### Recorded information
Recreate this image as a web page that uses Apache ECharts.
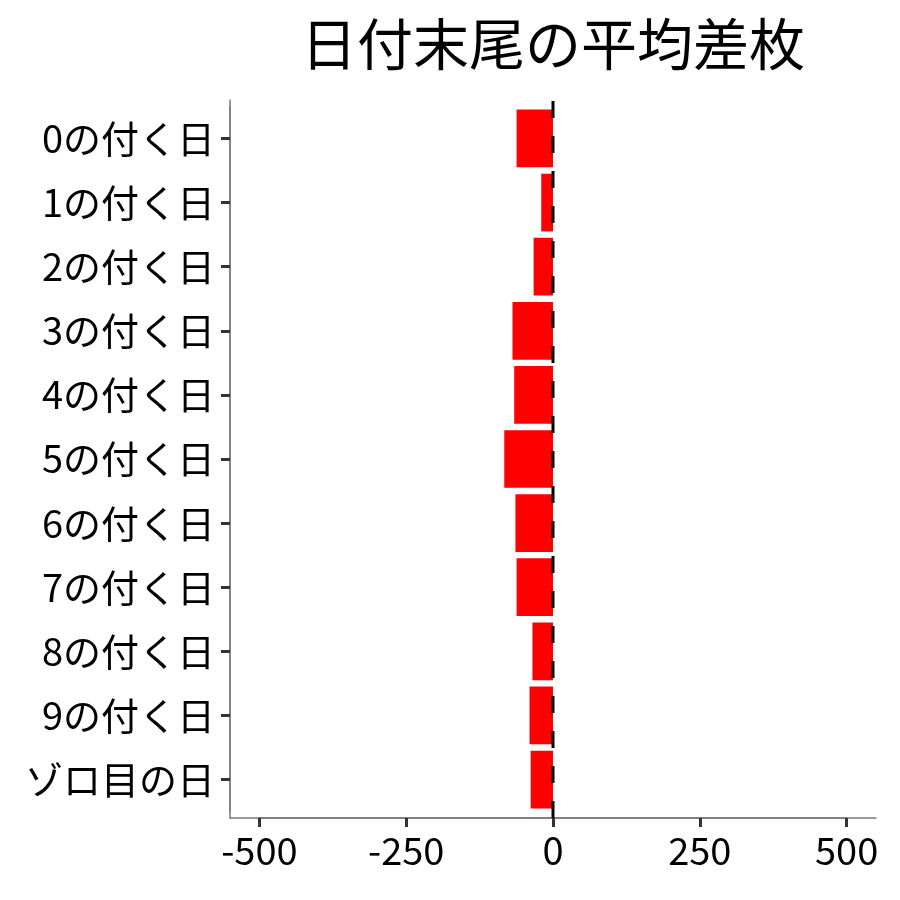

* * *

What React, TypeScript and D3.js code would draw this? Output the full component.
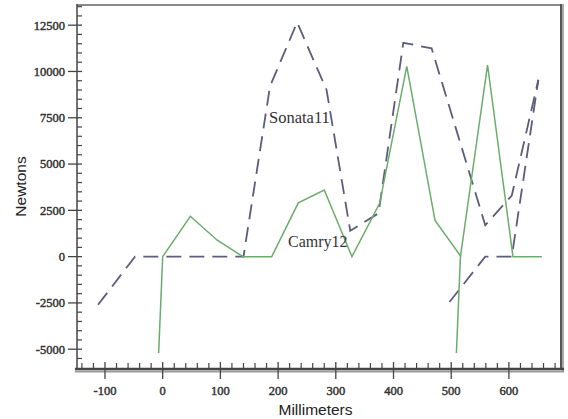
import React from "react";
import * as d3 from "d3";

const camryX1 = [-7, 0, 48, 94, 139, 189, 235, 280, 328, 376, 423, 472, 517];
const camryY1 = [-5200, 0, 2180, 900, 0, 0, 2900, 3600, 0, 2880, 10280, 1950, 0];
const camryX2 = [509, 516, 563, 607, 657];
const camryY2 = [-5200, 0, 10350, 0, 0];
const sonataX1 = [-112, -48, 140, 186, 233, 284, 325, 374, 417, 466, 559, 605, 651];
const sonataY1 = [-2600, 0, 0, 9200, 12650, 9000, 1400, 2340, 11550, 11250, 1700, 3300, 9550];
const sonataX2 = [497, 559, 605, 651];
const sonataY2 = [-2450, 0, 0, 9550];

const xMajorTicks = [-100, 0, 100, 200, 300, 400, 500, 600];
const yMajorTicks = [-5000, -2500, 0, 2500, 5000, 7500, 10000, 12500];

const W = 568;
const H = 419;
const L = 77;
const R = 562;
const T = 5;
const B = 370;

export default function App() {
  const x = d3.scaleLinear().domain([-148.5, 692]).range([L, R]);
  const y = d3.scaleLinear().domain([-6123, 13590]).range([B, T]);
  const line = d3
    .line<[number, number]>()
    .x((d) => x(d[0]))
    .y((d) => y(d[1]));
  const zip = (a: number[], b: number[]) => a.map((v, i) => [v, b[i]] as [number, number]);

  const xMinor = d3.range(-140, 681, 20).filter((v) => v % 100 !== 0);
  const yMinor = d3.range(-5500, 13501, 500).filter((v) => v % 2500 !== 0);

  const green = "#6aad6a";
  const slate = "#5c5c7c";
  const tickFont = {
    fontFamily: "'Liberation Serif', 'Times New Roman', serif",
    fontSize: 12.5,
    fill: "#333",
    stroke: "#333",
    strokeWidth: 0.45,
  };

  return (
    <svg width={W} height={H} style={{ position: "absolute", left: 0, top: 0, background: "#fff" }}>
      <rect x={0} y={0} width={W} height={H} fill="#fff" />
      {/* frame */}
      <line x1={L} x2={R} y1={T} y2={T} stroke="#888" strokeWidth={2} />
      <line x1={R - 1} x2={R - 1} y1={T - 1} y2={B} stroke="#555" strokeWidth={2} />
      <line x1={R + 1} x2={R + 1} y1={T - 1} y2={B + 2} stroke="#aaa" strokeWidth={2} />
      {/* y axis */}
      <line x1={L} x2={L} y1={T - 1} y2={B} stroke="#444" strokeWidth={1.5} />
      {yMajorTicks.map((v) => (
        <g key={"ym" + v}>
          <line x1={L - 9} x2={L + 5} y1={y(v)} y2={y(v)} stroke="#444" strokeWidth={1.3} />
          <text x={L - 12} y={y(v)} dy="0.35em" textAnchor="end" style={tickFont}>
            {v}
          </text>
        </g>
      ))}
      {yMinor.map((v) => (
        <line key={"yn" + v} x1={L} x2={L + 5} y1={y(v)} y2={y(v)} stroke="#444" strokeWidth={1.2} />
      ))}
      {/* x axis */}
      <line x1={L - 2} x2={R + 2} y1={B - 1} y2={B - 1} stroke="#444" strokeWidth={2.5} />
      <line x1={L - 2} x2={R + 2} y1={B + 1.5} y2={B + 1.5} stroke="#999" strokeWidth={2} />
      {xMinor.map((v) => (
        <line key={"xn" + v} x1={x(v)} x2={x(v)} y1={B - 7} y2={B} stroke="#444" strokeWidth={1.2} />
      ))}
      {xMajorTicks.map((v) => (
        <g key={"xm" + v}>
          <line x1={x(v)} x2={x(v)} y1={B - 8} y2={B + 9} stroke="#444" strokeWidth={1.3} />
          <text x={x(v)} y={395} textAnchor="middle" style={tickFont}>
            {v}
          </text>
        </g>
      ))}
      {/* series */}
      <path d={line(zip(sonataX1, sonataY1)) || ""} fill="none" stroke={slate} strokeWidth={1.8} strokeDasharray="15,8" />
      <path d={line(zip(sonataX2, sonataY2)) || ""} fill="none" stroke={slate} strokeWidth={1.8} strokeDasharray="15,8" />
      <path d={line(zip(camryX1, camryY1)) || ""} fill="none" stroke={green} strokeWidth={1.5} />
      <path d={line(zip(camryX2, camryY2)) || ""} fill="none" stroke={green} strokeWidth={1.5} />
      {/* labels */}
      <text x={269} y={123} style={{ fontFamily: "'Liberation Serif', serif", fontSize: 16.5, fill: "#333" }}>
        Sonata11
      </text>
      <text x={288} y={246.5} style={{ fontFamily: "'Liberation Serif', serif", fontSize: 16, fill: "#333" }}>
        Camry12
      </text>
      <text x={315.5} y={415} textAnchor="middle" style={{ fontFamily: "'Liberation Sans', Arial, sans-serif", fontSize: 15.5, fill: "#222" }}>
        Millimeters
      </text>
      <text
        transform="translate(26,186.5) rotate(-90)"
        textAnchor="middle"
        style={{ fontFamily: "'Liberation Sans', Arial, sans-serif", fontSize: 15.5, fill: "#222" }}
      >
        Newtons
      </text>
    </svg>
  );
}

### Written instruction
State how many lines include the string "this", and nothing more.

### Solution to the problem
2